Encerro o meu voto, Senhor Presidente, enfatizando
que este processo revela que, nele, está em debate, uma vez mais, o permanente
conflito entre civilização e barbárie, cabendo ao Supremo Tribunal Federal
fazer prevalecer, em toda a sua grandeza moral, a essencial e inalienável
dignidade das pessoas, em solene reconhecimento de que, acima da estupidez
humana, acima da insensibilidade moral, acima das distorções ideológicas, acima
das pulsões irracionais e acima da degradação torpe dos valores que estruturam
a ordem democrática, deverão sempre preponderar os princípios que exaltam e
reafirmam a superioridade ética dos direitos humanos, cuja integridade será
preservada, aqui e agora, em prol de todos os cidadãos e em respeito à
orientação sexual e à identidade de gênero de cada pessoa que vive sob a égide
dos postulados que informam o próprio conceito de República.

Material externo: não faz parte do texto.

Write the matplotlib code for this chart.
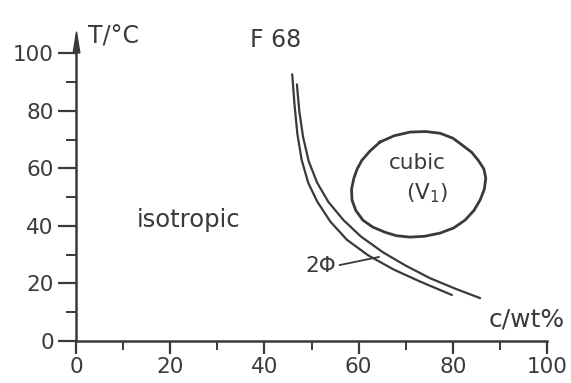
import matplotlib
matplotlib.use("Agg")
import matplotlib.pyplot as plt
from matplotlib.path import Path
from matplotlib.ticker import MultipleLocator

# Phase boundaries of F 68 (c in wt%, T in °C)
inner_c = [45.9, 46.4, 47.0, 47.9, 49.3, 51.2, 54.0, 57.5, 62.0, 67.5, 73.0, 79.8]
inner_T = [92.7, 82.0, 72.0, 63.0, 55.0, 48.5, 41.5, 35.2, 29.8, 24.8, 20.7, 16.0]

outer_c = [46.9, 47.4, 48.2, 49.4, 51.2, 53.6, 56.8, 60.5, 65.2, 70.0, 75.2, 80.5, 85.8]
outer_T = [89.2, 80.0, 71.0, 62.5, 55.0, 48.3, 42.0, 36.3, 30.8, 26.2, 21.8, 18.2, 14.9]

# closed loop around the cubic (V1) region
cubic_c = [64.5, 67.5, 70.9, 74.2, 77.3, 80.0, 82.0, 84.0, 85.4, 86.6, 87.0, 86.7,
           85.8, 84.5, 82.6, 80.2, 77.3, 74.0, 70.9, 68.0, 65.6, 63.0, 60.9, 59.4,
           58.6, 58.5, 59.0, 59.7, 60.7, 62.4, 64.5]
cubic_T = [69.1, 71.3, 72.6, 72.8, 72.2, 70.5, 68.1, 65.6, 62.8, 59.8, 56.6, 52.8,
           49.0, 45.4, 42.0, 39.3, 37.5, 36.4, 36.1, 36.6, 37.8, 39.6, 42.0, 45.4,
           49.0, 52.8, 56.6, 59.8, 62.8, 66.0, 69.1]

x_ticks = [0, 20, 40, 60, 80, 100]
y_ticks = [0, 20, 40, 60, 80, 100]

ink = "#3a3a3a"
plt.rcParams["font.family"] = "DejaVu Sans"

fig = plt.figure(figsize=(5.71, 3.83), dpi=100)
ax = fig.add_axes([76 / 571, 1 - 341 / 383, 471 / 571, 305 / 383])
ax.set_xlim(0, 100)
ax.set_ylim(0, 106)

for side in ("top", "right"):
    ax.spines[side].set_visible(False)
for side in ("left", "bottom"):
    ax.spines[side].set_color(ink)
    ax.spines[side].set_linewidth(1.8)

ax.set_xticks(x_ticks)
ax.set_yticks(y_ticks)
ax.xaxis.set_minor_locator(MultipleLocator(10))
ax.yaxis.set_minor_locator(MultipleLocator(10))
ax.tick_params(axis="x", which="major", direction="out", length=9.5, width=1.6,
               color=ink, labelcolor=ink, labelsize=15.5, pad=2)
ax.tick_params(axis="x", which="minor", direction="out", length=6.5, width=1.4, color=ink)
ax.tick_params(axis="y", which="major", direction="out", length=13, width=1.6,
               color=ink, labelcolor=ink, labelsize=15.5, pad=3)
ax.tick_params(axis="y", which="minor", direction="out", length=7, width=1.4, color=ink)

# arrow head on top of the T axis
head = Path([(-0.32, -1.0), (0.32, -1.0), (0.0, 1.0), (-0.32, -1.0)])
ax.plot([0], [104.0], marker=head, markersize=15, color=ink, clip_on=False)

ax.plot(inner_c, inner_T, color=ink, lw=1.6, solid_capstyle="round", solid_joinstyle="round")
ax.plot(outer_c, outer_T, color=ink, lw=1.6, solid_capstyle="round", solid_joinstyle="round")
ax.plot(cubic_c, cubic_T, color=ink, lw=2.0, solid_joinstyle="round")

# leader line for the two-phase label
ax.plot([56.0, 64.3], [26.4, 29.2], color=ink, lw=1.3)

ax.text(2.5, 106, "T/°C", fontsize=17, color=ink, va="center", ha="left")
ax.text(37.0, 104.5, "F 68", fontsize=17, color=ink, va="center", ha="left")
ax.text(12.8, 42, "isotropic", fontsize=17.5, color=ink, va="center", ha="left")
ax.text(72.4, 61.8, "cubic", fontsize=15.5, color=ink, va="center", ha="center")
ax.text(74.5, 51.4, "(V$_1$)", fontsize=15.5, color=ink, va="center", ha="center")
ax.text(55.3, 26.0, "2Φ", fontsize=15.5, color=ink, va="center", ha="right")
ax.text(103.8, 7.3, "c/wt%", fontsize=18, color=ink, va="center", ha="right")

fig.savefig("out.png", dpi=100)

Aceitar tese diversa significaria tornar perigosamente menos
intensa e socialmente mais frágil a proteção que o ordenamento jurídico
dispensa, no plano nacional e internacional, aos grupos formados com base na
orientação sexual ou na identidade de gênero, notadamente àquelas pessoas que
se expõem, como os integrantes da comunidade LGBT, a uma situação de maior
vulnerabilidade. Sendo assim, em face das razões expostas, e acolhendo, ainda,
os fundamentos do parecer do eminente Dr. RODRIGO JANOT MONTEIRO DE BARROS,
então Procurador-Geral da República, conheço, em parte, da presente ação direta
de inconstitucionalidade por omissão, para, nessa extensão, julgá-la
procedente, com eficácia geral e efeito vinculante, nos termos a seguir indicados:
(a) reconhecer o estado de mora inconstitucional do Congresso Nacional na implementação
da prestação legislativa destinada a cumprir o mandado de incriminação a que se
referem os incisos XLI e XLII do art. 5º da Constituição, para efeito de
proteção penal aos integrantes do grupo LGBT;
(b) declarar, em consequência, a
existência de omissão normativa inconstitucional do Poder Legislativo da União;
(c) cientificar o Congresso Nacional, para os fins e efeitos a que se refere o
art. 103, § 2º, da Constituição c/c o art. 12-H, “caput”, da Lei nº 9.868/99;
(d) dar interpretação conforme à Constituição, em face dos mandados
constitucionais de incriminação inscritos nos incisos XLI e XLII do art. 5º da
Carta Política, para enquadrar a homofobia e a transfobia, qualquer que seja a
forma de sua manifestação, nos diversos tipos penais definidos na Lei nº
7.716/89, até que sobrevenha legislação autônoma, editada pelo Congresso
Nacional, seja por considerar-se, nos termos deste voto, que as práticas
homotransfóbicas qualificam-se como espécies do gênero racismo, na dimensão de
racismo social consagrada pelo Supremo Tribunal Federal no julgamento plenário do HC 82.424/RS (caso Ellwanger), na medida em
que tais condutas importam em atos de segregação que inferiorizam membros
integrantes do grupo LGBT, em razão de sua orientação sexual ou de sua
identidade de gênero, seja, ainda, porque tais comportamentos de homotransfobia
ajustam-se ao conceito de atos de discriminação e de ofensa a direitos e
liberdades fundamentais daqueles que compõem o grupo vulnerável em questão; e
(e) declarar que os efeitos da interpretação conforme a que se refere a alínea
“d” somente se aplicarão a partir da data em que se
concluir o presente julgamento. É o meu voto.